Tax professionals have long considered strategies within the letter of the law unimpeachable – but times are changing
As with many business leaders and tax professionals, the president of the CBI clearly feels a growing sense of frustration at the direction of the public debate over multinationals and their tax bills.
“Tax avoidance cannot be about morality, there are no absolutes …” Sir Roger Carr protested at an Oxford Business School event on Monday, before heading off to deliver a similar message to the prime minister. “Tax payments are not, and should not, be a down payment on social acceptability.” Ahead of next month’s G8 meeting on tax reform, he urged David Cameron: “Avoid the moral debate – it’s all about the rules”.
This is a common refrain from tax professionals, some of whom can get agitated at the suggestion there might be an ethical dimension to a company’s tax policy choices. It has long been held as an article of faith in such circles that tax strategies within the letter of the law are unimpeachable, even if they abuse the spirit.

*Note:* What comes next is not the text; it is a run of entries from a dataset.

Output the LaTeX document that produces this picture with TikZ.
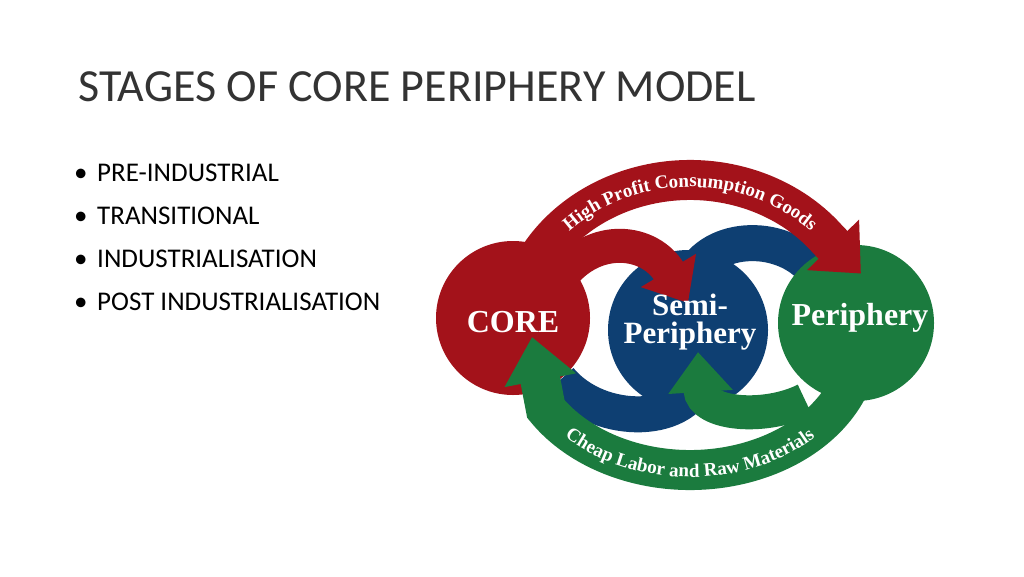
\documentclass[tikz,border=0pt]{standalone}
\usepackage{fontspec}
\setmainfont{Carlito}
\newfontfamily\serifb{Liberation Serif}
\usetikzlibrary{arrows.meta,decorations.text}
\definecolor{cred}{HTML}{A3121A}
\definecolor{cblue}{HTML}{0E3F72}
\definecolor{cgreen}{HTML}{1B7B3E}
\begin{document}
\begin{tikzpicture}[x=1pt,y=-1pt,
  band/.style={line width=#1},
  lbl/.style={text=white,align=center}]
\path[fill=white] (0,0) rectangle (1024,576);
\node[anchor=base west,font=\fontsize{46}{46}\selectfont,text=black!80,inner sep=0] (title) at (78,101) {STAGES OF CORE PERIPHERY MODEL};
\foreach \t [count=\i] in {PRE-INDUSTRIAL,TRANSITIONAL,INDUSTRIALISATION,POST INDUSTRIALISATION}{
  \node[anchor=base west,font=\fontsize{27}{27}\selectfont,inner sep=0] (b\i) at (97,181+43*\i-43) {\t};
  \node[anchor=base west,font=\fontsize{27}{27}\selectfont,inner sep=0] (d\i) at (74,181+43*\i-43) {\textbullet};
}
% blue bands
\draw[cblue,band=36] (690,285) .. controls (700,238) and (775,228) .. (812,268);
\draw[cblue,band=36] (700,375) .. controls (690,425) and (600,428) .. (560,380);
% circles
\node[circle,fill=cred,minimum size=154,inner sep=0] (core) at (513,318) {};
\node[circle,fill=cgreen,minimum size=156,inner sep=0] (peri) at (856,323) {};
\node[circle,fill=cblue,minimum size=160,inner sep=0] (semi) at (688,330) {};
% inner arrows
\draw[cred,band=34,-{Triangle[length=38pt,width=62pt]}] (560,278) .. controls (595,232) and (650,240) .. (688,303);
\draw[cgreen,band=34,-{Triangle[length=40pt,width=62pt]}] (805,400) .. controls (765,420) and (702,415) .. (698,352);
% big arcs
\draw[cred,band=40,-{Triangle[length=40pt,width=70pt]}] (690,335) ++(200:175 and 155) arc[start angle=200,end angle=322,x radius=175,y radius=155] -- ++(33,34);
\draw[cgreen,band=40,-{Triangle[length=44pt,width=70pt]}] (690,340) ++(20:170 and 130) arc[start angle=20,end angle=148,x radius=170,y radius=130] -- (532,337);
% arc texts
\path[decorate,decoration={text along path,text align=center,
  text={|\serifb\bfseries\fontsize{19}{19}\selectfont\color{white}|High Profit Consumption Goods}}]
  (690,335) ++(200:169 and 148) arc[start angle=200,end angle=340,x radius=169,y radius=148];
\path[decorate,decoration={text along path,text align=center,
  text={|\serifb\bfseries\fontsize{19}{19}\selectfont\color{white}|Cheap Labor and Raw Materials}}]
  (690,340) ++(162:177 and 137) arc[start angle=162,end angle=18,x radius=177,y radius=137];
% labels
\node[lbl,font=\serifb\bfseries\fontsize{32}{32}\selectfont] (corel) at (513,322) {CORE};
\node[lbl,font=\serifb\bfseries\fontsize{31}{28}\selectfont] (semil) at (690,322) {Semi-\\Periphery};
\node[lbl,font=\serifb\bfseries\fontsize{32}{32}\selectfont] (peril) at (860,318) {Periphery};
\end{tikzpicture}
\end{document}
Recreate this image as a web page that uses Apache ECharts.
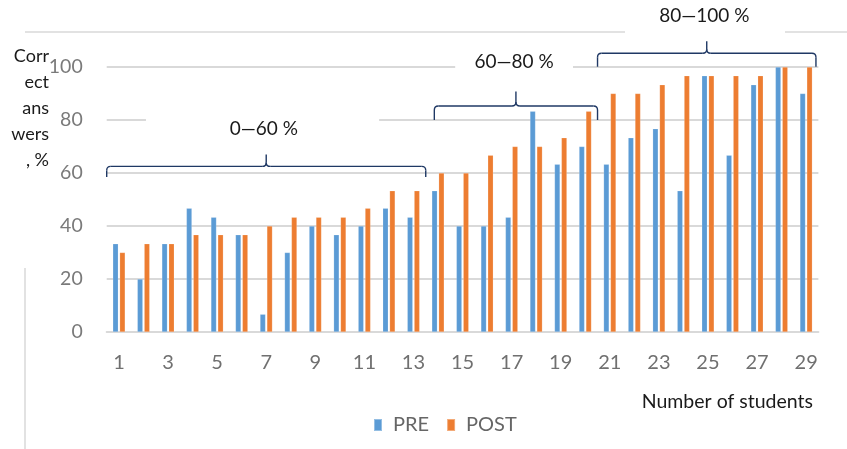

The case most frequently cited in precedent is that of the 2nd Duke of Westminster, who in the 1930s successfully defended an innovative – and tax deductible – way he had found of paying his gardener. In judgment, Lord Tomlin backed his fellow peer: “Every man is entitled to order his affairs so that the tax attaching under the appropriate acts is less than it otherwise would be.”
For good measure, the judge added: “If he succeeds in ordering them so as to secure that result, then, however unappreciative the Commissioners of Inland Revenue or his fellow taxpayers may be of his ingenuity, he cannot be compelled to pay an increased tax.”
For decades these words have set the parameters for disputes, the Queensbury rules for tax litigation. Moral indignation – cries that clever tax strategies abuse parliament’s intent – have been cast out as irrelevant distractions.
Such a disciplined approach appeals to lawyers, tax advisers and accountants, professionals who instinctively like rules and clarity. But that status quo is changing.
Against the backdrop of austerity, there has been a belated awakening to the creep of tax avoidance by multinationals, particularly over the last decade or so. Cash-strapped consumers are not amused when they learn of the avoidance structures deployed by the likes of Starbucks, Google and Amazon. Corporate reputations have taken a drubbing as a result.
Yes, we now need bold tax reforms at an international level to give businesses and citizens clarity about what it means to pay a fair share of tax. But there will always be a biting point, where large, complex organisations butt up against the boundaries of international treaties and rules.
Carr suggests companies must make “responsible judgments” about how aggressive they are on tax, “finding a balance between fiduciary duty and [questions of] social awareness and corporate reputation”. If these aren’t moral considerations, what are they?
And surely there is no better moral watchdog to ensure good behaviour than Lord Tomlin’s potentially “unappreciative taxpayer”.